Testing the impugned action of the Government on the anvil of the Doctrine of Legitimate Expectation, the Top Court held that the 2009 notification besides being legally untenable, would also deny the substantive legitimate expectations, the respondents nurtured, as members of the government schools in the BSES cadre. The denial was particularly glaring in the absence of promotional avenues for the respondents to the controlling/supervisory posts in the administrative wing of the education department.

The respondents, in course of their service as +2 Lecturers, would reasonably expect to occupy the higher position in the department, depending upon their inter-se seniority in the common seniority list, but the Government action, restricting movement through artificial sub-grouping of +2 Lecturers with teachers of nationalized schools, had unreasonably belied their expectation, added the Bench.

Referring to the judgment of the Court of Appeal of England and Wales in the seminal case of Coughlan R v. North and East Devon Health Authority Ex p. Coughlan, where the Court preferred to use abuse of power as one of the criteria for testing whether a public body could resile from a prima facie legitimate expectation, the Division Bench asserted, “In the Court’s opinion, if the government authority induced an expectation which was substantive, the upsetting of that expectation, through departure from the expected course of action in the absence of compelling public interest, would be so unfair, that it would amount to abuse of power.”

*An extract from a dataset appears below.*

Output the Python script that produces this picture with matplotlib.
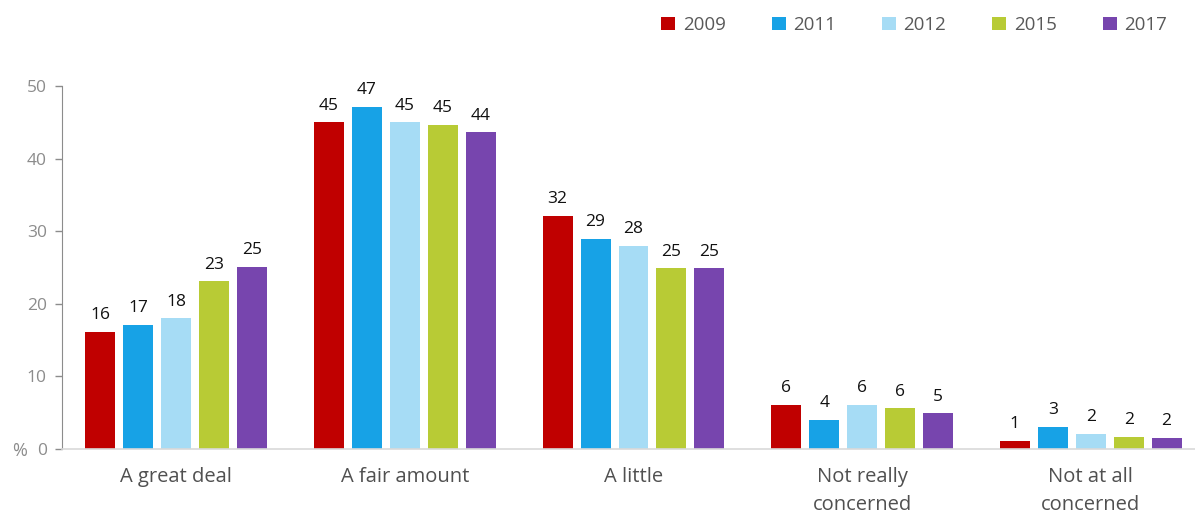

Resultantly, the Bench recorded its approval with the reasoning and conclusions in the impugned judgment in favour of the +2 lecturers to the effect that they are indeed the members of the Subordinate Educational Service and the State Government must treat the +2 lecturers appointed pursuant to the Advertisement No. 1/87 as members of the Subordinate Educational Service and all service benefits as the members of the Subordinate Educational Service should therefore be extended to them.

Seeing no good reasons to interfere with the impugned judgment, the Apex Court dismissed the appeals and granted 6 month’s time to ensure compliance with High Court’s direction in letter and spirit.